Originally posted by _Psyki

pee matches "speed" in the item stats and poo matches "spooky" in the item active description, I would imagine

I sure hope this is the real reason lol

almost 5 years ago - /u/The_Cactopus - Direct link

Originally posted by Z0MBGiEF

Don't pretend like you don't know the true origins of this buddy!

https://i.imgur.com/GD2872P.jpg

How did you know that I have Sasquatch arms???

almost 5 years ago - /u/Reinboom - Direct link

Originally posted by _Psyki

pee matches "speed" in the item stats and poo matches "spooky" in the item active description, I would imagine

This is accurate!

The item shop’s behavior can be recreated with a bit of data. Notably: http://ddragon.leagueoflegends.com/cdn/9.24.1/data/en_US/item.json and http://ddragon.leagueoflegends.com/cdn/9.24.1/data/en_US/language.json (or as appropriate by patch and language).

This is a reflection of some of the data the game uses. We’d just need to combine it a bit.

The League item shop makes a “searchable key” out of: An items name (“name”), colloquialisms for that item (“colloq”, which you’ll notice is often “;”, this is important), adds a “;”, and then goes through each tag (“tags”) of the item and matches the localized name for that tag (found in the language json above), as well as the colloquialisms for that tag (e.g. for Armor, there’s also “armour” as a colloquialism, or for Attack Damage, there’s “ad” as a colloquialism). There’s also a step to add the “hat” tag to boots if you’re Nami. This is very important.

Then it does some transformation to that key. Such as removing diacritics, lower casing and/or finding a common character base (e.g. “ß” becomes “ss” or both dotted and dotless “i” of all cases become just “i”), and removing Korean partial characters.
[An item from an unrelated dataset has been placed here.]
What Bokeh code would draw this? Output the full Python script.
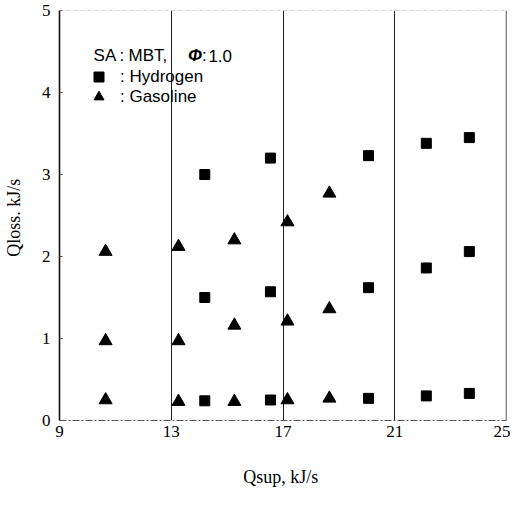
from bokeh.plotting import figure
from bokeh.models import FixedTicker, Legend, LegendItem, Label, Range1d, Span
from bokeh.embed import file_html
from bokeh.resources import INLINE

# ---- data ----
x_ticks = [9, 13, 17, 21, 25]
y_ticks = [0, 1, 2, 3, 4, 5]
grid_ticks = [13, 17, 21]

hydrogen_qsup = [14.2, 16.55, 20.06, 22.13, 23.67]
hydrogen_high = [3.00, 3.20, 3.23, 3.38, 3.45]
hydrogen_mid = [1.50, 1.57, 1.62, 1.86, 2.06]
hydrogen_low = [0.24, 0.25, 0.27, 0.30, 0.33]

gasoline_qsup = [10.65, 13.26, 15.26, 17.16, 18.66]
gasoline_high = [2.06, 2.12, 2.20, 2.42, 2.77]
gasoline_mid = [0.97, 0.97, 1.16, 1.21, 1.36]
gasoline_low = [0.25, 0.23, 0.23, 0.25, 0.27]

h_x = hydrogen_qsup * 3
h_y = hydrogen_high + hydrogen_mid + hydrogen_low
g_x = gasoline_qsup * 3
g_y = gasoline_high + gasoline_mid + gasoline_low

SERIF = "Liberation Serif"
SANS = "Liberation Sans"

p = figure(frame_width=447, frame_height=410, output_backend="svg", toolbar_location=None,
           x_range=Range1d(x_ticks[0], x_ticks[-1]), y_range=Range1d(y_ticks[0], y_ticks[-1]),
           min_border_left=53, min_border_right=4, min_border_top=10, min_border_bottom=0)
p.background_fill_color = "white"
p.border_fill_color = "white"
p.outline_line_color = None

# axes
p.xaxis.ticker = FixedTicker(ticks=x_ticks)
p.yaxis.ticker = FixedTicker(ticks=y_ticks)
p.xaxis.axis_label = "Qsup,  kJ/s"
p.yaxis.axis_label = "Qloss.  kJ/s"
for ax in (p.xaxis[0], p.yaxis[0]):
    ax.axis_label_text_font = SERIF
    ax.axis_label_text_font_style = "normal"
    ax.axis_label_text_font_size = "18px"
    ax.axis_label_text_color = "black"
    ax.major_label_text_font = SERIF
    ax.major_label_text_font_size = "17px"
    ax.major_label_text_color = "black"
    ax.minor_tick_line_color = None
    ax.major_tick_out = 0
p.xaxis.major_tick_in = 0
p.yaxis.major_tick_in = 3
p.yaxis.major_tick_line_color = "#555555"
p.xaxis.major_label_standoff = 5
p.xaxis.axis_label_standoff = 27
p.yaxis.major_label_standoff = 9
p.yaxis.axis_label_standoff = 15
p.yaxis.axis_line_color = "#111111"
p.yaxis.axis_line_width = 1.6
p.xaxis.axis_line_color = "#555555"
p.xaxis.axis_line_width = 1
p.xaxis.axis_line_dash = "7 2 2 2"

# frame borders: top dashed faint, right solid
p.add_layout(Span(location=y_ticks[-1], dimension="width", line_color="#aaaaaa",
                  line_dash="4 3", line_width=1))
p.add_layout(Span(location=x_ticks[-1], dimension="height", line_color="#111111",
                  line_width=1.4))

# grid
p.xgrid.ticker = FixedTicker(ticks=grid_ticks)
p.xgrid.grid_line_color = "#222222"
p.xgrid.grid_line_width = 1
p.ygrid.grid_line_color = None

r_h = p.scatter(h_x, h_y, marker="square", size=10, color="black")
r_g = p.scatter(g_x, g_y, marker="triangle", size=13, color="black")

# legend header line
hdr = dict(text_font=SANS, text_font_size="17px", text_baseline="middle", text_color="black")
hy = 4.45
p.add_layout(Label(x=10.22, y=hy, text="SA", **hdr))
p.add_layout(Label(x=11.15, y=hy, text=":", **hdr))
p.add_layout(Label(x=11.47, y=hy, text="MBT,", **hdr))
p.add_layout(Label(x=13.6, y=hy, text="Φ", text_font_style="bold italic", **hdr))
p.add_layout(Label(x=14.1, y=hy, text=":", **hdr))
p.add_layout(Label(x=14.33, y=hy, text="1.0", **hdr))


def make_legend(label, renderer, loc):
    lg = Legend(items=[LegendItem(label=label, renderers=[renderer])], location=loc)
    lg.background_fill_alpha = 0
    lg.border_line_color = None
    lg.padding = 0
    lg.margin = 0
    lg.glyph_width = 25
    lg.glyph_height = 25
    lg.label_height = 25
    lg.label_standoff = 9
    lg.label_text_font = SANS
    lg.label_text_font_size = "17px"
    lg.label_text_color = "black"
    return lg


p.add_layout(make_legend(": Hydrogen", r_h, (27, 331)), "center")
p.add_layout(make_legend(": Gasoline", r_g, (27, 311)), "center")

open("out.html", "w").write(file_html(p, INLINE))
Once you have a search key for each item, you can then complete a search against the item by:

Splitting up the input by a few various markers (spaces, commas, periods, full stops, arabic reverse commas, semi-colons, and so forth). Then with each individual split up string, do the same transformation we did to generate the searchable key (exception: If you’re in a Chinese localization, and it finds you’ve completed at least 1 Chinese character, it will also strip out pinyin from your search), it then simply matches “does the searchable key contain the contained string part”. If this is true for all the search parts... then the item will be matched.

Hopefully with all this info you all can find more amusing searches that technically complete.